Rant section: I’m tired of security teams treating DR as “IT’s problem.” If your SOC can’t trigger failover during a ransomware attack, you’re painting targets on your data. DR is a cybersecurity control—not an ops checkbox.
FAQs About Cloud Disaster Planning
What’s the difference between disaster recovery and business continuity?
Disaster recovery (DR) focuses on restoring IT systems after an outage. Business continuity (BC) ensures critical business functions keep running—which includes DR but also covers people, processes, and facilities.
Do I need multi-cloud for true resilience?

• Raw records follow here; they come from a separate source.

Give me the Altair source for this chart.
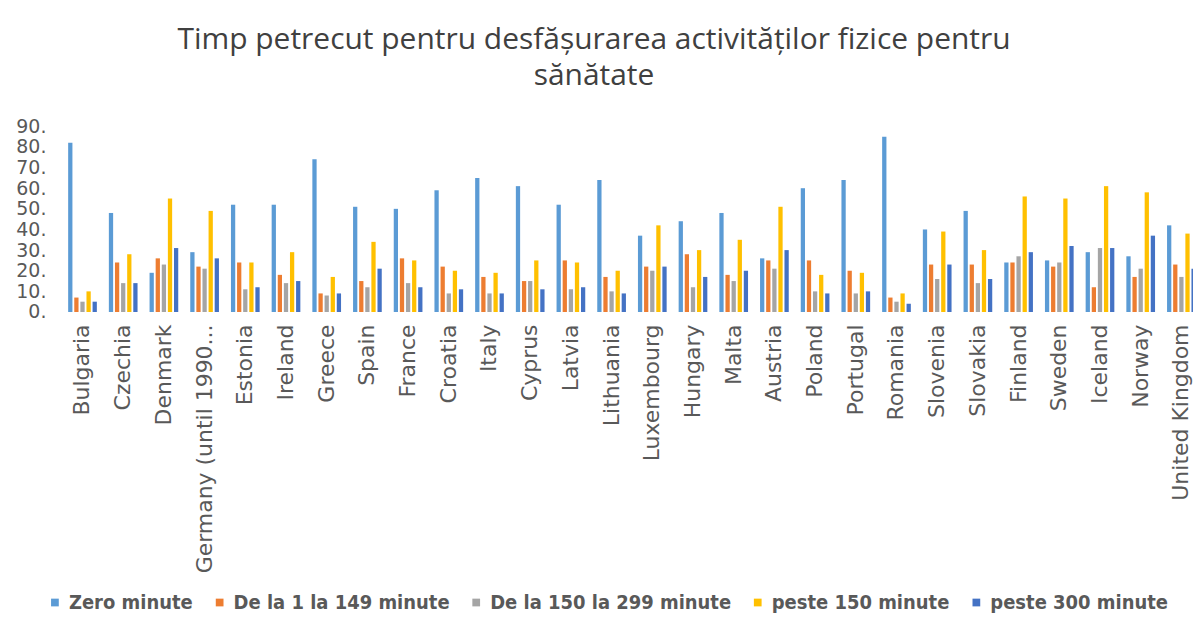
import altair as alt
import pandas as pd

countries = ["Bulgaria", "Czechia", "Denmark", "Germany (until 1990...", "Estonia", "Ireland",
             "Greece", "Spain", "France", "Croatia", "Italy", "Cyprus", "Latvia", "Lithuania",
             "Luxembourg", "Hungary", "Malta", "Austria", "Poland", "Portugal", "Romania",
             "Slovenia", "Slovakia", "Finland", "Sweden", "Iceland", "Norway", "United Kingdom"]

series = ["Zero minute", "De la 1 la 149 minute", "De la 150 la 299 minute",
          "peste 150 minute", "peste 300 minute"]

zero_min = [82, 48, 19, 29, 52, 52, 74, 51, 50, 59, 65, 61, 52, 64,
            37, 44, 48, 26, 60, 64, 85, 40, 49, 24, 25, 29, 27, 42]
de_1_149 = [7, 24, 26, 22, 24, 18, 9, 15, 26, 22, 17, 15, 25, 17,
            22, 28, 18, 25, 25, 20, 7, 23, 23, 24, 22, 12, 17, 23]
de_150_299 = [5, 14, 23, 21, 11, 14, 8, 12, 14, 9, 9, 15, 11, 10,
              20, 12, 15, 21, 10, 9, 5, 16, 14, 27, 24, 31, 21, 17]
peste_150 = [10, 28, 55, 49, 24, 29, 17, 34, 25, 20, 19, 25, 24, 20,
             42, 30, 35, 51, 18, 19, 9, 39, 30, 56, 55, 61, 58, 38]
peste_300 = [5, 14, 31, 26, 12, 15, 9, 21, 12, 11, 9, 11, 12, 9,
             22, 17, 20, 30, 9, 10, 4, 23, 16, 29, 32, 31, 37, 21]

colors = ["#5B9BD5", "#ED7D31", "#A5A5A5", "#FFC000", "#4472C4"]

rows = []
for s, vals in zip(series, [zero_min, de_1_149, de_150_299, peste_150, peste_300]):
    for c, v in zip(countries, vals):
        rows.append({"country": c, "series": s, "value": v})
df = pd.DataFrame(rows)

chart = alt.Chart(df).mark_bar().encode(
    x=alt.X("country:N", sort=countries,
            scale=alt.Scale(range=[0, 1146], paddingInner=0.25, paddingOuter=0.18),
            axis=alt.Axis(title=None, labelAngle=-90, labelFontSize=22, labelColor="#595959",
                          labelFont="DejaVu Sans", domain=False, ticks=False,
                          labelPadding=12, labelLimit=400)),
    xOffset=alt.XOffset("series:N", sort=series,
                        scale=alt.Scale(paddingInner=0.3, paddingOuter=0.15)),
    y=alt.Y("value:Q", scale=alt.Scale(domain=[0, 90], nice=False),
            axis=alt.Axis(values=list(range(0, 91, 10)), labelExpr="datum.value + '.'",
                          grid=False, domain=False, ticks=False, title=None,
                          labelFontSize=19, labelFont="DejaVu Sans", labelColor="#595959",
                          labelPadding=14)),
    color=alt.Color("series:N", sort=series,
                    scale=alt.Scale(domain=series, range=colors),
                    legend=alt.Legend(title=None, orient="none", direction="horizontal",
                                      columns=5, legendX=-15, legendY=467,
                                      symbolType="square", symbolSize=60,
                                      labelFontSize=20, labelFontWeight="bold",
                                      labelFont="Liberation Sans Narrow, DejaVu Sans Condensed, Liberation Sans",
                                      labelColor="#595959", columnPadding=16,
                                      symbolOffset=0, labelOffset=4, labelLimit=400))
).properties(
    width=1134,
    height=186,
    title=alt.TitleParams(["Timp petrecut pentru desfășurarea activităților fizice pentru", "sănătate"],
                          fontSize=30, font="Open Sans", fontWeight="normal", color="#404040",
                          anchor="middle", dx=-32, offset=26, lineHeight=36),
    autosize=alt.AutoSizeParams(type="none"),
    padding={"left": 52, "top": 118, "right": 1, "bottom": 305}
).configure_view(stroke=None)

chart.save("out.html", embed_options={"renderer": "svg", "actions": False})
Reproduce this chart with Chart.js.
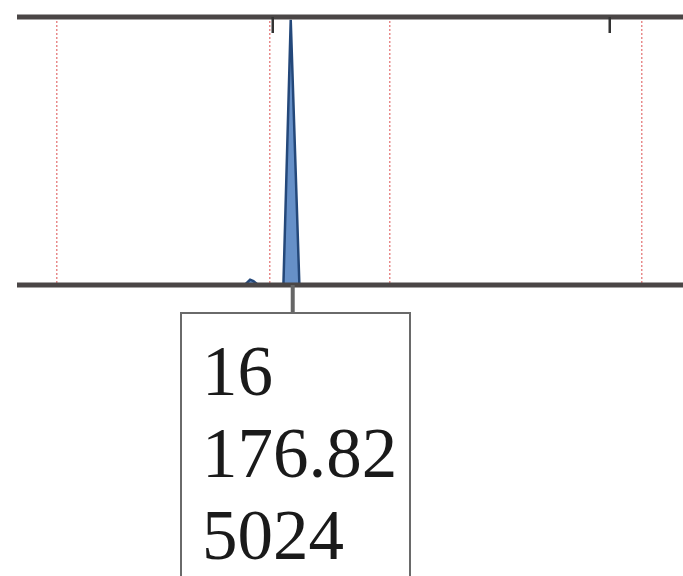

Not necessarily. Multi-region within one cloud (e.g., AWS + AWS) is often simpler and more cost-effective than multi-cloud. Only go multi-cloud if vendor lock-in is a strategic risk—not just for DR.
How often should I update my cloud disaster plan?
After every major architecture change—and at least quarterly. If you’ve added a new microservice or data store, your DR plan must reflect it.
Is serverless more fault-tolerant?
Partially. Services like Lambda and DynamoDB are inherently multi-AZ, but your orchestration logic (Step Functions, API Gateway) still needs design for failure. Serverless shifts complexity—it doesn’t eliminate it.
Conclusion
Cloud disaster planning isn’t about hoping for the best—it’s about engineering for the worst. True resilience comes from fault-tolerant design, automated recovery, and relentless testing. The cloud won’t save you; your architecture will.
So ask yourself: If your primary region vanished tonight, would your customers notice? If the answer isn’t “no,” it’s time to rebuild—not just backup.
Like a Tamagotchi, your DR plan dies if you ignore it for 48 hours.